The Large Hadron Collider will be turned on again at the beginning of April, according to Cern director general Robert Aymar.
The LHC, the world’s most powerful particle accelerator, was built by the European Organisation for Nuclear Research (Cern) to conduct experiments to test fundamental physics theories and to search for important new science such as the Higgs Boson. The particle beam machine, located at the border between France and Switzerland, was first powered up on 10 September, but the experiment had to be closed down on 19 September after a malfunction caused a leak of liquid helium.
Aymar said that at the moment the scientists at Cern do not know what caused the leak, as the equipment, which needs to be cooled to 1.9° above absolute zero to operate, still had to heat up to room temperature to be examined.

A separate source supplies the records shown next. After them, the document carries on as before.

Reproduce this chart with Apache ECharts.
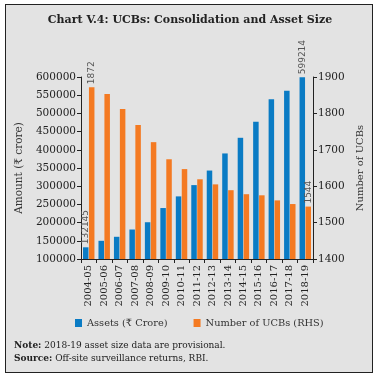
<!DOCTYPE html>
<html><head><meta charset="utf-8">
<script src="https://cdn.jsdelivr.net/npm/echarts@6/dist/echarts.min.js"></script>
<style>
html,body{margin:0;padding:0;background:#fff;}
#wrap{position:absolute;left:5px;top:4px;width:366px;height:367px;border:1px solid #222;background:#e3e3e3;}
#c{position:absolute;left:0;top:0;width:380px;height:380px;}
</style></head>
<body>
<div id="wrap"></div>
<div id="c"></div>
<script>
const categories = ['2004-05','2005-06','2006-07','2007-08','2008-09','2009-10','2010-11','2011-12','2012-13','2013-14','2014-15','2015-16','2016-17','2017-18','2018-19'];
const assets = [132145,150000,161000,181000,201000,240000,272000,303000,343000,390000,433000,477000,539000,562000,599214];
const ucbs = [1872,1853,1812,1768,1721,1674,1647,1619,1605,1589,1578,1575,1561,1551,1544];
const leftTicks = [100000,600000,50000];
const rightTicks = [1400,1900,100];

const serif = '"DejaVu Serif", "Liberation Serif", serif';
const last = categories.length - 1;
const lbl = {show:true, position:'top', rotate:90, align:'left', verticalAlign:'middle', distance:3,
  color:'#555', fontSize:9, fontFamily:'"DejaVu Sans", sans-serif',
  formatter: p => (p.dataIndex === 0 || p.dataIndex === last) ? String(p.value) : ''};
const plain = v => String(v);

const chart = echarts.init(document.getElementById('c'), null, {renderer:'canvas'});
chart.setOption({
  animation:false,
  backgroundColor:'transparent',
  title:{text:'Chart V.4: UCBs: Consolidation and Asset Size', left:'center', top:10,
    textStyle:{fontFamily:serif, fontWeight:'bold', fontSize:11, color:'#222'}},
  grid:{left:81, right:67, top:77, bottom:121},
  legend:{bottom:47, left:70, itemWidth:7, itemHeight:8, itemGap:26,
    textStyle:{fontFamily:serif, fontSize:9.8, color:'#333'},
    data:[{name:'Assets (₹ Crore)', icon:'rect'},{name:'Number of UCBs (RHS)', icon:'rect'}]},
  xAxis:{type:'category', data:categories,
    axisLine:{lineStyle:{color:'#222'}}, axisTick:{show:true, length:4, lineStyle:{color:'#222'}},
    axisLabel:{rotate:90, fontFamily:serif, fontSize:10, color:'#222', margin:6}},
  yAxis:[
    {type:'value', min:leftTicks[0], max:leftTicks[1], interval:leftTicks[2],
     name:'Amount (₹ crore)', nameLocation:'middle', nameGap:56, nameRotate:90,
     nameTextStyle:{fontFamily:serif, fontSize:10.5, color:'#333'},
     splitLine:{show:false},
     axisLine:{show:true, lineStyle:{color:'#222'}}, axisTick:{show:true, length:4, lineStyle:{color:'#222'}},
     axisLabel:{fontFamily:serif, fontSize:10.5, color:'#222', margin:5, formatter:plain}},
    {type:'value', min:rightTicks[0], max:rightTicks[1], interval:rightTicks[2],
     name:'Number of UCBs', nameLocation:'middle', nameGap:40, nameRotate:90,
     nameTextStyle:{fontFamily:serif, fontSize:10, color:'#333'},
     splitLine:{show:false},
     axisLine:{show:true, lineStyle:{color:'#222'}}, axisTick:{show:true, length:4, lineStyle:{color:'#222'}},
     axisLabel:{fontFamily:serif, fontSize:10.5, color:'#222', margin:5, formatter:plain}}
  ],
  series:[
    {name:'Assets (₹ Crore)', type:'bar', yAxisIndex:0, data:assets, barWidth:5.5, barGap:'8%',
     itemStyle:{color:'#0a7bc4'}, label:lbl},
    {name:'Number of UCBs (RHS)', type:'bar', yAxisIndex:1, data:ucbs, barWidth:5.5,
     itemStyle:{color:'#f47a22'}, label:lbl}
  ],
  graphic:[
    {type:'text', left:14, top:341, style:{rich:{b:{fontWeight:'bold', fontFamily:serif, fontSize:9, fill:'#222'}, n:{fontFamily:serif, fontSize:9, fill:'#222'}},
      text:'{b|Note:}{n| 2018-19 asset size data are provisional.}'}},
    {type:'text', left:14, top:354, style:{rich:{b:{fontWeight:'bold', fontFamily:serif, fontSize:9, fill:'#222'}, n:{fontFamily:serif, fontSize:9, fill:'#222'}},
      text:'{b|Source:}{n| Off-site surveillance returns, RBI.}'}}
  ]
});
</script>
</body></html>
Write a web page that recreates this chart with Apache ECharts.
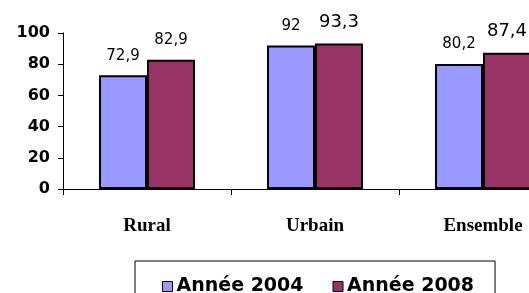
<!DOCTYPE html>
<html>
<head>
<meta charset="utf-8">
<script src="https://cdn.jsdelivr.net/npm/echarts@6/dist/echarts.min.js"></script>
<style>html,body{margin:0;padding:0;background:#fff;}#c{width:529px;height:293px;}</style>
</head>
<body>
<div id="c"></div>
<script>
const categories = ['Rural', 'Urbain', 'Ensemble'];
const seriesNames = ['Année 2004', 'Année 2008'];
const values2004 = [72.9, 92, 80.2];
const values2008 = [82.9, 93.3, 87.4];
const yTicks = [0, 20, 40, 60, 80, 100];

const chart = echarts.init(document.getElementById('c'), null, {renderer: 'canvas'});
const fmt = p => String(p.value).replace('.', ',');
const labelStyle = {show: true, position: 'top', distance: 12, formatter: fmt, color: '#000', fontFamily: 'DejaVu Sans', fontSize: 15};
chart.setOption({
  animation: false,
  backgroundColor: '#fff',
  grid: {left: 63, top: 33, height: 156, width: 504, containLabel: false, outerBoundsMode: 'none'},
  legend: {
    data: seriesNames,
    top: 261, left: 135,
    padding: [16, 21, 30, 27],
    borderColor: '#000', borderWidth: 1,
    itemWidth: 10, itemHeight: 10, itemGap: 29,
    icon: 'rect',
    itemStyle: {borderColor: '#000', borderWidth: 1},
    textStyle: {fontFamily: 'DejaVu Sans', fontWeight: 'bold', fontSize: 19, color: '#000', padding: [0,0,0,-1]}
  },
  xAxis: {
    type: 'category', data: categories,
    axisLine: {lineStyle: {color: '#000', width: 1}},
    axisTick: {show: true, length: 6, lineStyle: {color: '#000'}},
    axisLabel: {margin: 28, color: '#000', fontFamily: 'Liberation Serif', fontWeight: 'bold', fontSize: 19}
  },
  yAxis: {
    type: 'value', min: 0, max: 100, interval: 20,
    axisLine: {show: true, lineStyle: {color: '#000', width: 1}},
    axisTick: {show: true, length: 5, lineStyle: {color: '#000'}},
    splitLine: {show: false},
    axisLabel: {margin: 13, color: '#000', fontFamily: 'DejaVu Sans', fontWeight: 'bold', fontSize: 16,
      formatter: v => yTicks.includes(v) ? String(v) : ''}
  },
  series: [
    {name: seriesNames[0], type: 'bar', data: values2004, barWidth: 48, barGap: '0%',
      itemStyle: {color: '#9999FF', borderColor: '#000', borderWidth: 2}, label: labelStyle},
    {name: seriesNames[1], type: 'bar', barWidth: 48, barGap: '0%',
      data: values2008.map((v, i) => ({value: v, label: {fontSize: i === 0 ? 15 : 18}})),
      itemStyle: {color: '#993366', borderColor: '#000', borderWidth: 2}, label: labelStyle}
  ]
});
</script>
</body>
</html>
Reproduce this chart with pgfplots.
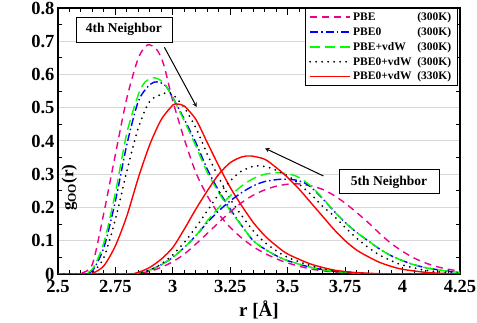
\documentclass[border=0pt]{standalone}
\usepackage{fontspec}
\setmainfont{Liberation Serif}
\usepackage{pgfplots}
\pgfplotsset{compat=1.18}

\definecolor{gridgray}{RGB}{215,215,215}

\begin{document}
\begin{tikzpicture}
\begin{axis}[
    scale only axis,
    width=402pt, height=266pt,
    xmin=2.5, xmax=4.25,
    ymin=0, ymax=0.8,
    xtick={2.5,2.75,3,3.25,3.5,3.75,4,4.25},
    xticklabels={2.5,2.75,3,3.25,3.5,3.75,4,4.25},
    ytick={0,0.1,0.2,0.3,0.4,0.5,0.6,0.7,0.8},
    yticklabels={0,0.1,0.2,0.3,0.4,0.5,0.6,0.7,0.8},
    minor x tick num=4,
    minor y tick num=1,
    ymajorgrids=true,
    major grid style={draw=gridgray, line width=1pt},
    major y tick style={draw=none},
    major tick length=7pt,
    minor tick length=4pt,
    tick style={black, line width=1pt},
    axis line style={line width=1.3pt},
    tick label style={font=\fontsize{18.5}{18.5}\selectfont\bfseries},
    /pgf/number format/assume math mode=true,
    xticklabel style={yshift=-3pt},
    xlabel={\textbf{r [Å]}},
    ylabel={\textbf{g}\textsubscript{\textbf{OO}}\textbf{(r)}},
    xlabel style={font=\fontsize{19}{19}\selectfont\bfseries,
        at={(axis description cs:0.5,0)}, anchor=north, yshift=-22.8pt},
    ylabel style={font=\fontsize{17}{17}\selectfont\bfseries,
        at={(axis description cs:0,0.52)}, anchor=north, xshift=-52pt},
    legend style={at={(0.994,1)}, anchor=north east, draw=black, line width=0.8pt,
        font=\fontsize{11.5}{12}\selectfont\bfseries, row sep=1.4pt,
        inner xsep=4pt, inner ysep=2pt},
    legend cell align=left,
    legend image code/.code={\draw[#1, sharp plot] (0pt,0pt) -- (40pt,0pt);},
    every axis plot/.append style={line width=1.4pt, smooth, tension=0.45},
]
\coordinate (bl) at (rel axis cs:0,0);
\coordinate (tr) at (rel axis cs:1,1);
% 4th neighbor
\addplot[magenta, dash pattern=on 7pt off 5pt] coordinates {
(2.5,0) (2.55,0) (2.6,0.002) (2.65,0.03) (2.7,0.185) (2.75,0.36) (2.8,0.53) (2.85,0.65) (2.89,0.689) (2.93,0.675) (2.96,0.63) (3.0,0.52) (3.05,0.405) (3.1,0.305) (3.15,0.235) (3.2,0.18) (3.25,0.14) (3.3,0.108) (3.35,0.082) (3.4,0.062) (3.45,0.046) (3.5,0.033) (3.6,0.015) (3.7,0.006) (3.8,0.002) (3.9,0) (4.25,0)
};
\addlegendentry{\makebox[98pt][l]{PBE\hfill(300K)}}
\addplot[blue, dash pattern=on 8pt off 3pt on 1.5pt off 3pt] coordinates {
(2.5,0) (2.6,0) (2.65,0.01) (2.7,0.08) (2.75,0.22) (2.8,0.39) (2.85,0.52) (2.9,0.57) (2.935,0.578) (2.97,0.565) (3.0,0.53) (3.05,0.465) (3.1,0.395) (3.15,0.315) (3.2,0.25) (3.25,0.195) (3.3,0.145) (3.35,0.1) (3.4,0.075) (3.45,0.055) (3.5,0.04) (3.6,0.02) (3.7,0.008) (3.8,0.003) (3.9,0) (4.25,0)
};
\addlegendentry{\makebox[98pt][l]{PBE0\hfill(300K)}}
\addplot[green, dash pattern=on 10pt off 5pt] coordinates {
(2.5,0) (2.6,0) (2.65,0.015) (2.7,0.095) (2.75,0.245) (2.8,0.425) (2.85,0.54) (2.88,0.578) (2.92,0.59) (2.96,0.575) (3.0,0.53) (3.05,0.46) (3.1,0.385) (3.15,0.305) (3.2,0.245) (3.25,0.19) (3.3,0.145) (3.35,0.1) (3.4,0.075) (3.45,0.055) (3.5,0.04) (3.6,0.02) (3.7,0.008) (3.8,0.003) (3.9,0) (4.25,0)
};
\addlegendentry{\makebox[98pt][l]{PBE+vdW\hfill(300K)}}
\addplot[black, line cap=round, line width=2pt, dash pattern=on 0pt off 6pt] coordinates {
(2.5,0) (2.6,0) (2.65,0.005) (2.7,0.05) (2.75,0.165) (2.8,0.31) (2.85,0.44) (2.9,0.52) (2.97,0.545) (3.0,0.54) (3.05,0.5) (3.1,0.44) (3.15,0.36) (3.2,0.29) (3.25,0.225) (3.3,0.175) (3.35,0.13) (3.4,0.095) (3.45,0.07) (3.5,0.05) (3.6,0.025) (3.7,0.01) (3.8,0.004) (3.9,0) (4.25,0)
};
\addlegendentry{\makebox[98pt][l]{PBE0+vdW\hfill(300K)}}
\addplot[red, solid] coordinates {
(2.5,0) (2.6,0) (2.65,0.002) (2.7,0.025) (2.75,0.085) (2.8,0.175) (2.85,0.29) (2.9,0.39) (2.95,0.465) (3.0,0.508) (3.02,0.511) (3.05,0.505) (3.1,0.465) (3.15,0.395) (3.2,0.325) (3.25,0.26) (3.3,0.205) (3.35,0.155) (3.4,0.115) (3.45,0.085) (3.5,0.06) (3.6,0.03) (3.7,0.012) (3.8,0.004) (3.9,0.001) (4.0,0) (4.25,0)
};
\addlegendentry{\makebox[98pt][l]{PBE0+vdW\hfill(330K)}}
% 5th neighbor
\addplot[magenta, dash pattern=on 7pt off 5pt, forget plot] coordinates {
(2.5,0) (2.8,0) (2.85,0.002) (2.9,0.008) (2.95,0.02) (3.0,0.037) (3.05,0.06) (3.1,0.09) (3.15,0.122) (3.2,0.155) (3.25,0.187) (3.3,0.215) (3.35,0.237) (3.4,0.253) (3.45,0.264) (3.5,0.27) (3.55,0.271) (3.6,0.265) (3.65,0.255) (3.7,0.237) (3.75,0.213) (3.8,0.185) (3.85,0.155) (3.9,0.122) (3.95,0.092) (4.0,0.068) (4.05,0.048) (4.1,0.033) (4.15,0.022) (4.2,0.014) (4.25,0.009)
};
\addplot[blue, dash pattern=on 8pt off 3pt on 1.5pt off 3pt, forget plot] coordinates {
(2.5,0) (2.8,0) (2.85,0.003) (2.9,0.012) (2.95,0.028) (3.0,0.05) (3.05,0.08) (3.1,0.115) (3.15,0.155) (3.2,0.19) (3.25,0.22) (3.3,0.245) (3.35,0.265) (3.4,0.278) (3.47,0.285) (3.53,0.283) (3.57,0.275) (3.6,0.262) (3.65,0.228) (3.7,0.19) (3.75,0.155) (3.8,0.125) (3.85,0.1) (3.9,0.075) (3.95,0.055) (4.0,0.04) (4.05,0.028) (4.1,0.019) (4.2,0.008) (4.25,0.005)
};
\addplot[green, dash pattern=on 10pt off 5pt, forget plot] coordinates {
(2.5,0) (2.8,0) (2.85,0.003) (2.9,0.012) (2.95,0.028) (3.0,0.05) (3.05,0.08) (3.1,0.115) (3.15,0.16) (3.2,0.2) (3.25,0.235) (3.3,0.265) (3.35,0.287) (3.4,0.3) (3.46,0.305) (3.52,0.298) (3.55,0.29) (3.6,0.265) (3.65,0.23) (3.7,0.19) (3.75,0.155) (3.8,0.125) (3.85,0.1) (3.9,0.075) (3.95,0.055) (4.0,0.04) (4.05,0.028) (4.1,0.019) (4.2,0.008) (4.25,0.005)
};
\addplot[black, line cap=round, line width=2pt, dash pattern=on 0pt off 6pt, forget plot] coordinates {
(2.5,0) (2.8,0) (2.85,0.003) (2.9,0.012) (2.95,0.03) (3.0,0.058) (3.05,0.095) (3.1,0.14) (3.15,0.19) (3.2,0.24) (3.25,0.28) (3.3,0.31) (3.36,0.325) (3.42,0.32) (3.5,0.295) (3.55,0.27) (3.6,0.24) (3.65,0.205) (3.7,0.175) (3.75,0.14) (3.8,0.108) (3.85,0.08) (3.9,0.057) (3.95,0.04) (4.0,0.027) (4.1,0.011) (4.2,0.004) (4.25,0.002)
};
\addplot[red, solid, forget plot] coordinates {
(2.5,0) (2.8,0) (2.85,0.005) (2.9,0.02) (2.95,0.045) (3.0,0.08) (3.05,0.135) (3.1,0.195) (3.15,0.25) (3.2,0.3) (3.25,0.335) (3.3,0.352) (3.34,0.355) (3.4,0.345) (3.45,0.32) (3.5,0.29) (3.55,0.255) (3.6,0.215) (3.65,0.175) (3.7,0.135) (3.75,0.1) (3.8,0.072) (3.85,0.052) (3.9,0.035) (3.95,0.023) (4.0,0.014) (4.1,0.005) (4.2,0.001) (4.25,0)
};
% annotations
\node[draw=black, fill=white, line width=0.8pt, minimum width=96pt, minimum height=25pt,
      font=\fontsize{13.5}{14}\selectfont\bfseries] at (axis cs:2.787,0.735) {4th Neighbor};
\node[draw=black, fill=white, line width=0.8pt, minimum width=100pt, minimum height=24pt,
      font=\fontsize{13.5}{14}\selectfont\bfseries] at (axis cs:3.941,0.277) {5th Neighbor};
\draw[-stealth, line width=1pt] (axis cs:2.963,0.682) -- (axis cs:3.104,0.502);
\draw[-stealth, line width=1pt] (axis cs:3.655,0.295) -- (axis cs:3.401,0.378);
\end{axis}
\pgfresetboundingbox
\path ([shift={(-58pt,-49pt)}]bl) rectangle ([shift={(17pt,8pt)}]tr);
\end{tikzpicture}
\end{document}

“We have to perform a test, but we cannot believe a magnet is faulty,” Aymar told ZDNet.co.uk. “At the moment we think it is an [electrical] connection. We have thousands of connections and they can’t all be tested in situ. We’ll see after the magnet returns to room temperature.”
James Gillies, head of communications at Cern, told ZDNet.co.uk that each magnet in the LHC was tested before it was switched on, but not the electrical and vacuum connections. “What seems to have happened is that one spliced between two connects failed, which broke the superconducting cable,” he said.
Gillies described what Cern believes happened after the cable broke: “We had helium liquid leaking, going from a liquid to a gaseous state. A lot of helium was lost. It expands, so there was an increase in pressure, and a lot of mechanical damage. We’re pretty sure the extent of the damage was manageable.”
The LHC will come back online at the beginning of April , after a period of maintenance. Aymar said that from the 15 November to the beginning of April, all the accelerators are closed down each year for maintenance. The closure period also reduces the winter load on the French power grid, which normally supplies the experiment.
“In general we call [the closure period] ‘consolidation’, but really we have to do it otherwise they would fall apart,” Aymar said.
Aymar spoke to ZDNet.co.uk at the official launch of grid computing at Cern on Friday. However, the grid-computing system has been running since 2003.